Les habitants de Chiang Rai vous diront toujours que leur cuisine est simple. Ils disent aussi qu’elle est influencée par la Chine du Yunnan, au nord, et qu’elle utilise de nombreux ingrédients du sud, remplaçant la noix de coco et la sauce de poisson par de la pâte de piment et du sel. Mais en examinant les aliments en vente sur les deux immenses marchés de Chiang Rai, je dirais que leur cuisine est tout sauf simple dès que l’on commence à s’y plonger.

Le jour, un immense hangar faiblement éclairé situé au centre de la ville déborde d’étals où l’on vend de tout, des grenouilles et des anguilles aux vers de bambou et aux œufs de fourmis. Un interprète ou un exemplaire de l’excellent livre d’Austin Bush, The Food of Northern Thailand, sont indispensables si vous voulez identifier les légumes uniques exposés.

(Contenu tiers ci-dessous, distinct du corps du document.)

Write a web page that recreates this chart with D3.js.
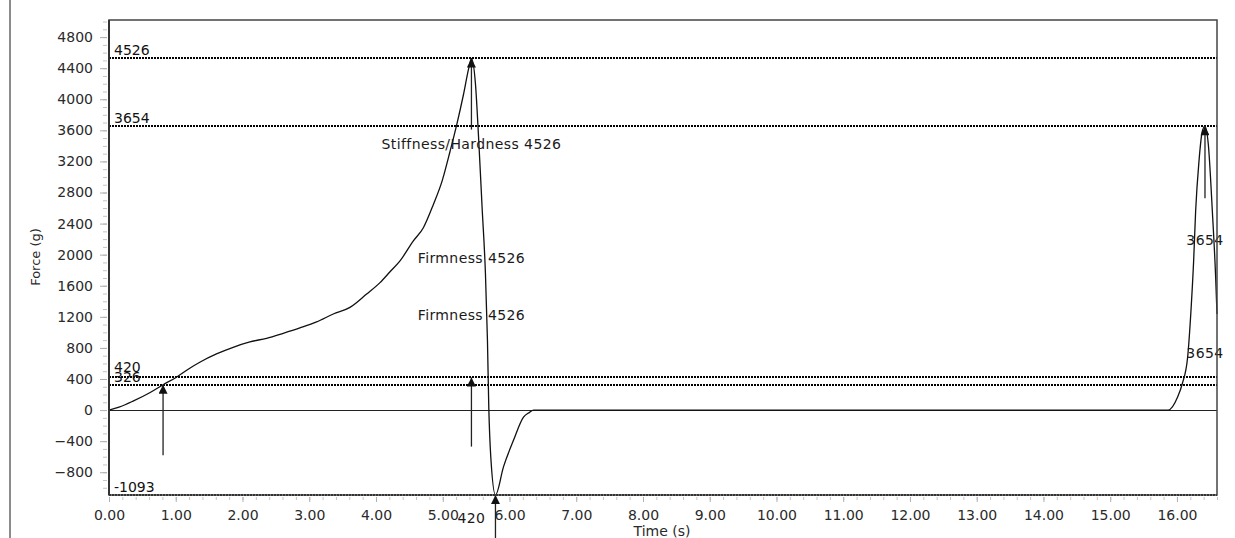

Le marché de nuit, très animé, regorge d’étals aux lumières vives, dont certains sont tenus par des membres des tribus Akha, Hmong ou Karen, qui vendent des textiles et des objets d’art. L’authenticité des marchandises et des vendeurs n’est pas garantie, même si ces derniers portent des vêtements tribaux. Il y a aussi une aire de restauration en plein air très animée, avec des ingrédients présentés de manière exquise. Je mange un délicieux hotpot de style fondue composé de poulet, de grenouilles de riz frites et de succulentes nouilles à la sauce curry rouge. Un groupe folklorique et des danseurs traditionnels assurent le divertissement. L’énorme centre culturel Tawandang Mahason offre des divertissements plus bruyants. Ici, des serveuses distribuent de la cuisine nordique tandis que des groupes débitent un mélange délirant de country thaï et de light rock américain. Les chansons sont pour la plupart des ballades pathétiques sur des villageoises qui sont tombées dans la prostitution en ville – un thème qui résonne tristement chez les fermiers des collines qui, il n’y a pas si longtemps, auraient pu être obligés de donner une fille pour rembourser les dettes accumulées.

Les meilleurs endroits pour manger à Chiang Rai sont peu sophistiqués. L’un de mes préférés, le LuLum, situé au bord de la rivière et dont les murs sont couverts de photos dédicacées de stars de feuilletons thaïlandais, sert de délicieux poissons-chats frits et des mimosas d’eau accompagnés d’une salade de papaye épicée, ainsi qu’un excellent curry de porc et de tomates. Son menu propose un large éventail de laaps. En prime, on trouve sur le menu quelques traductions anglaises douteuses classiques : entrée de soupe aux cartilages d’amertume, quelqu’un ?

Les journées passées à Chiang Rai, qu’il s’agisse de passer du temps avec les tribus des collines ou d’explorer les divers plats de rue de la ville, sont en partie définies par la nourriture – parfois aventureuse, et la plupart du temps explosivement savoureuse – et en partie par les couleurs, les arômes et le bruit. Mais surtout, les journées passées à Chiang Rai sont définies par ses habitants.